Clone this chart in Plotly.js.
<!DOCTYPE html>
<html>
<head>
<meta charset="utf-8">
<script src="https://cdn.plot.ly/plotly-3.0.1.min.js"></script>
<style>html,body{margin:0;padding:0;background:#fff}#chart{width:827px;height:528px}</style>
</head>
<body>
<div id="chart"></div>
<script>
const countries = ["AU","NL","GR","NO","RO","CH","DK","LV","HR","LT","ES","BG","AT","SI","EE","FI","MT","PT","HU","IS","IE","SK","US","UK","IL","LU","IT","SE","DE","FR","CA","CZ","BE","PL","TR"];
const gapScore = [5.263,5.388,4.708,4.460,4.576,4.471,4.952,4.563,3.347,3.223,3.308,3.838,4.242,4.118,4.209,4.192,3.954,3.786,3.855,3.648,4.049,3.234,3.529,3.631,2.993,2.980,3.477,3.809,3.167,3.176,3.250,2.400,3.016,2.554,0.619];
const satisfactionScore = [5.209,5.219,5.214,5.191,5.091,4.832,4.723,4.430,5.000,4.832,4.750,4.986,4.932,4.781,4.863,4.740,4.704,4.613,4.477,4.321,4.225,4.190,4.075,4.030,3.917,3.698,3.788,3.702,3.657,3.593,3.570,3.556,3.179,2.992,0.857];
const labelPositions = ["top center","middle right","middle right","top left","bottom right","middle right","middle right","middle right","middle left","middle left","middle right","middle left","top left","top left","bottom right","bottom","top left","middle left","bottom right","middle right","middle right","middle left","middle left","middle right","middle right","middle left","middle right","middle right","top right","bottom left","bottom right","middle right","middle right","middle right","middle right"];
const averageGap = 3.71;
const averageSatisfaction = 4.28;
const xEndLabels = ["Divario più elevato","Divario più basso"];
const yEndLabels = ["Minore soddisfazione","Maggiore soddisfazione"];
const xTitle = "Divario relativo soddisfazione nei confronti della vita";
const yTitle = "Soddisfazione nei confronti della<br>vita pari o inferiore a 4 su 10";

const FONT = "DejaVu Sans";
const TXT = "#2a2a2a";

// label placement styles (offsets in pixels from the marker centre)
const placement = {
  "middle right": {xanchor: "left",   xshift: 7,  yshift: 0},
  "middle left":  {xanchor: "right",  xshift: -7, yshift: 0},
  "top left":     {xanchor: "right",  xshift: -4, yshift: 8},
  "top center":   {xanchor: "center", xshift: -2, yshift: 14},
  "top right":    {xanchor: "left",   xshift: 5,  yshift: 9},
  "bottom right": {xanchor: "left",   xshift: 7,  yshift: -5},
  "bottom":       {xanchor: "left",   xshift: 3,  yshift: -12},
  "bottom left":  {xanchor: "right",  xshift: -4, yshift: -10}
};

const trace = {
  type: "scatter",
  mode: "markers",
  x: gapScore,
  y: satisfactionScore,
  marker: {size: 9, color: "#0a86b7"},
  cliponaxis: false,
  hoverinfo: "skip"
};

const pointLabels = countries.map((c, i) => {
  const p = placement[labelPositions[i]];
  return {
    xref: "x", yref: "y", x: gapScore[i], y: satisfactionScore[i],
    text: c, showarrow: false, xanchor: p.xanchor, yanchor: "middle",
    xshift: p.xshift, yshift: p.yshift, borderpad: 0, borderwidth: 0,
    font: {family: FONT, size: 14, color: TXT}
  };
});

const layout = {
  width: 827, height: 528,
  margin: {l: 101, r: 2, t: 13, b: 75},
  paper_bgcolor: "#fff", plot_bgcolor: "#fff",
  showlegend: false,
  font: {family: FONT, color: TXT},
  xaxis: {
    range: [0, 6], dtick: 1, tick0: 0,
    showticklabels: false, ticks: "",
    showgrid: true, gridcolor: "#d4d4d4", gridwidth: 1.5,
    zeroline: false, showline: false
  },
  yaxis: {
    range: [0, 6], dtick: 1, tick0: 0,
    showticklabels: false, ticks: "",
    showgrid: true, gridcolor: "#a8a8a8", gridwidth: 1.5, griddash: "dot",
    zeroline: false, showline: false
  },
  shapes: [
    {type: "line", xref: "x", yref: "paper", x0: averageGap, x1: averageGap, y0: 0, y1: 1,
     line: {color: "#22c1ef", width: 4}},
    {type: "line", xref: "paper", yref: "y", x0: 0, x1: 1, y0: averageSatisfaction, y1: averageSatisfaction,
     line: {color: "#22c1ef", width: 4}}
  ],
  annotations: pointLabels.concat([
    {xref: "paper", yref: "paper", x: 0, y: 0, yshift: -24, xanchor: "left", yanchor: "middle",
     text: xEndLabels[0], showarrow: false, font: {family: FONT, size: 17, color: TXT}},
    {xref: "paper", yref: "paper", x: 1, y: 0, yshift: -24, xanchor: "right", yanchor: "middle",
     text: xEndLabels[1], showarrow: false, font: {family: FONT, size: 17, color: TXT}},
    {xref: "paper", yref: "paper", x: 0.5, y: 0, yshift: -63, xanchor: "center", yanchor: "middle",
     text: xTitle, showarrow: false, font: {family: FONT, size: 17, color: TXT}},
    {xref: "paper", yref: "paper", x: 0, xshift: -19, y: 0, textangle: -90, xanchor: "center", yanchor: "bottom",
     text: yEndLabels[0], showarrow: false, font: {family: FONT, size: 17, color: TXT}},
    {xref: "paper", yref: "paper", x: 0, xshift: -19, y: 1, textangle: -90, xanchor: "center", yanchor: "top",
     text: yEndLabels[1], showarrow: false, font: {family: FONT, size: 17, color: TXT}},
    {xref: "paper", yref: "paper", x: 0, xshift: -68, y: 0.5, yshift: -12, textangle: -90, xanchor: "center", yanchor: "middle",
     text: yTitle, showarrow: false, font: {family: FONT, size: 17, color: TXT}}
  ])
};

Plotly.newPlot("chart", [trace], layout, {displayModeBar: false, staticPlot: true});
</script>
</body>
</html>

### Exercise instructions
Retype the whole listing, matching it exactly.

### Completed task
Clone this chart in Plotly.js.
<!DOCTYPE html>
<html>
<head>
<meta charset="utf-8">
<script src="https://cdn.plot.ly/plotly-3.0.1.min.js"></script>
<style>html,body{margin:0;padding:0;background:#fff}#chart{width:827px;height:528px}</style>
</head>
<body>
<div id="chart"></div>
<script>
const countries = ["AU","NL","GR","NO","RO","CH","DK","LV","HR","LT","ES","BG","AT","SI","EE","FI","MT","PT","HU","IS","IE","SK","US","UK","IL","LU","IT","SE","DE","FR","CA","CZ","BE","PL","TR"];
const gapScore = [5.263,5.388,4.708,4.460,4.576,4.471,4.952,4.563,3.347,3.223,3.308,3.838,4.242,4.118,4.209,4.192,3.954,3.786,3.855,3.648,4.049,3.234,3.529,3.631,2.993,2.980,3.477,3.809,3.167,3.176,3.250,2.400,3.016,2.554,0.619];
const satisfactionScore = [5.209,5.219,5.214,5.191,5.091,4.832,4.723,4.430,5.000,4.832,4.750,4.986,4.932,4.781,4.863,4.740,4.704,4.613,4.477,4.321,4.225,4.190,4.075,4.030,3.917,3.698,3.788,3.702,3.657,3.593,3.570,3.556,3.179,2.992,0.857];
const labelPositions = ["top center","middle right","middle right","top left","bottom right","middle right","middle right","middle right","middle left","middle left","middle right","middle left","top left","top left","bottom right","bottom","top left","middle left","bottom right","middle right","middle right","middle left","middle left","middle right","middle right","middle left","middle right","middle right","top right","bottom left","bottom right","middle right","middle right","middle right","middle right"];
const averageGap = 3.71;
const averageSatisfaction = 4.28;
const xEndLabels = ["Divario più elevato","Divario più basso"];
const yEndLabels = ["Minore soddisfazione","Maggiore soddisfazione"];
const xTitle = "Divario relativo soddisfazione nei confronti della vita";
const yTitle = "Soddisfazione nei confronti della<br>vita pari o inferiore a 4 su 10";

const FONT = "DejaVu Sans";
const TXT = "#2a2a2a";

// label placement styles (offsets in pixels from the marker centre)
const placement = {
  "middle right": {xanchor: "left",   xshift: 7,  yshift: 0},
  "middle left":  {xanchor: "right",  xshift: -7, yshift: 0},
  "top left":     {xanchor: "right",  xshift: -4, yshift: 8},
  "top center":   {xanchor: "center", xshift: -2, yshift: 14},
  "top right":    {xanchor: "left",   xshift: 5,  yshift: 9},
  "bottom right": {xanchor: "left",   xshift: 7,  yshift: -5},
  "bottom":       {xanchor: "left",   xshift: 3,  yshift: -12},
  "bottom left":  {xanchor: "right",  xshift: -4, yshift: -10}
};

const trace = {
  type: "scatter",
  mode: "markers",
  x: gapScore,
  y: satisfactionScore,
  marker: {size: 9, color: "#0a86b7"},
  cliponaxis: false,
  hoverinfo: "skip"
};

const pointLabels = countries.map((c, i) => {
  const p = placement[labelPositions[i]];
  return {
    xref: "x", yref: "y", x: gapScore[i], y: satisfactionScore[i],
    text: c, showarrow: false, xanchor: p.xanchor, yanchor: "middle",
    xshift: p.xshift, yshift: p.yshift, borderpad: 0, borderwidth: 0,
    font: {family: FONT, size: 14, color: TXT}
  };
});

const layout = {
  width: 827, height: 528,
  margin: {l: 101, r: 2, t: 13, b: 75},
  paper_bgcolor: "#fff", plot_bgcolor: "#fff",
  showlegend: false,
  font: {family: FONT, color: TXT},
  xaxis: {
    range: [0, 6], dtick: 1, tick0: 0,
    showticklabels: false, ticks: "",
    showgrid: true, gridcolor: "#d4d4d4", gridwidth: 1.5,
    zeroline: false, showline: false
  },
  yaxis: {
    range: [0, 6], dtick: 1, tick0: 0,
    showticklabels: false, ticks: "",
    showgrid: true, gridcolor: "#a8a8a8", gridwidth: 1.5, griddash: "dot",
    zeroline: false, showline: false
  },
  shapes: [
    {type: "line", xref: "x", yref: "paper", x0: averageGap, x1: averageGap, y0: 0, y1: 1,
     line: {color: "#22c1ef", width: 4}},
    {type: "line", xref: "paper", yref: "y", x0: 0, x1: 1, y0: averageSatisfaction, y1: averageSatisfaction,
     line: {color: "#22c1ef", width: 4}}
  ],
  annotations: pointLabels.concat([
    {xref: "paper", yref: "paper", x: 0, y: 0, yshift: -24, xanchor: "left", yanchor: "middle",
     text: xEndLabels[0], showarrow: false, font: {family: FONT, size: 17, color: TXT}},
    {xref: "paper", yref: "paper", x: 1, y: 0, yshift: -24, xanchor: "right", yanchor: "middle",
     text: xEndLabels[1], showarrow: false, font: {family: FONT, size: 17, color: TXT}},
    {xref: "paper", yref: "paper", x: 0.5, y: 0, yshift: -63, xanchor: "center", yanchor: "middle",
     text: xTitle, showarrow: false, font: {family: FONT, size: 17, color: TXT}},
    {xref: "paper", yref: "paper", x: 0, xshift: -19, y: 0, textangle: -90, xanchor: "center", yanchor: "bottom",
     text: yEndLabels[0], showarrow: false, font: {family: FONT, size: 17, color: TXT}},
    {xref: "paper", yref: "paper", x: 0, xshift: -19, y: 1, textangle: -90, xanchor: "center", yanchor: "top",
     text: yEndLabels[1], showarrow: false, font: {family: FONT, size: 17, color: TXT}},
    {xref: "paper", yref: "paper", x: 0, xshift: -68, y: 0.5, yshift: -12, textangle: -90, xanchor: "center", yanchor: "middle",
     text: yTitle, showarrow: false, font: {family: FONT, size: 17, color: TXT}}
  ])
};

Plotly.newPlot("chart", [trace], layout, {displayModeBar: false, staticPlot: true});
</script>
</body>
</html>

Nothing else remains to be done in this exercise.